Now that I am able to mark my own homework free of schoolteachers I can say that on this occasion, the working out was sound. Marco Simone, built for the business of golf, is a modern course for the modern player. It's a stadium on grass, like Celtic Manor and Le Golf National before it. Bunkers are placed at yardages which challenge professionals and force some to sidestep them. There are a couple of those driveable, risk-reward par-fours which are always so popular.
For my money the young Dane, who almost matches Wilco Nienaber in distance terms, has won his two DP World Tour titles at the two courses most suited to him. Given his strengths and the way he attacks golf courses, it's not especially surprising that he can struggle badly when circumstances are against him, and as he continues to mature we'll continue to see mixed results.

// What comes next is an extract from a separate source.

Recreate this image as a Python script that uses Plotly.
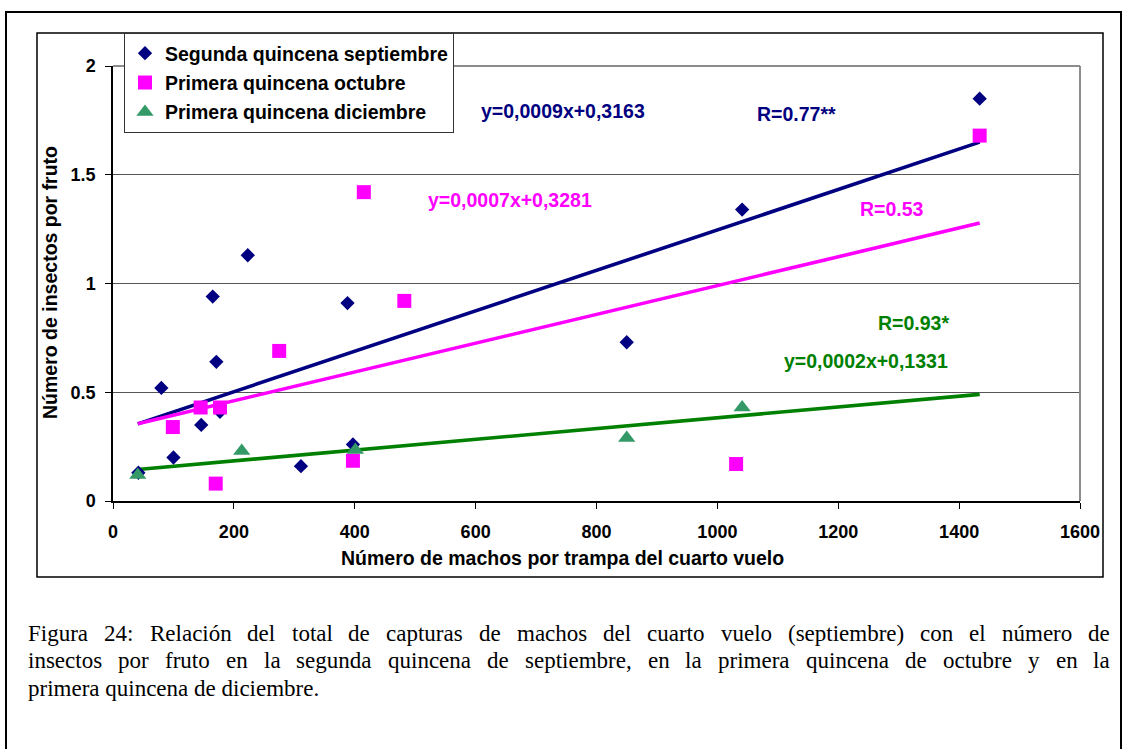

But we might also see him prove deadly on certain courses, Marco Simone being one of them and Al Hamra, where he bullied his way to the Ras al Khaimah Championship, being another. It's massively telling that despite limited evidence, these two courses are already tied together not just through him but through a whole host of players who found that their shared blueprint spoke to them in some way.
Again, we've only had one Italian Open and few events at Al Hamra, yet Scott Jamieson, Pablo Larrazabal, Francesco Laporta, Masahiro Kawamora, Adrian Meronk and Adri Arnaus join Hojgaard in having secured top-10 finishes at both. Johannes Veerman was 12th at Al Hamra and eighth here. This is a big chunk of a relatively small group who've so much as been to both courses.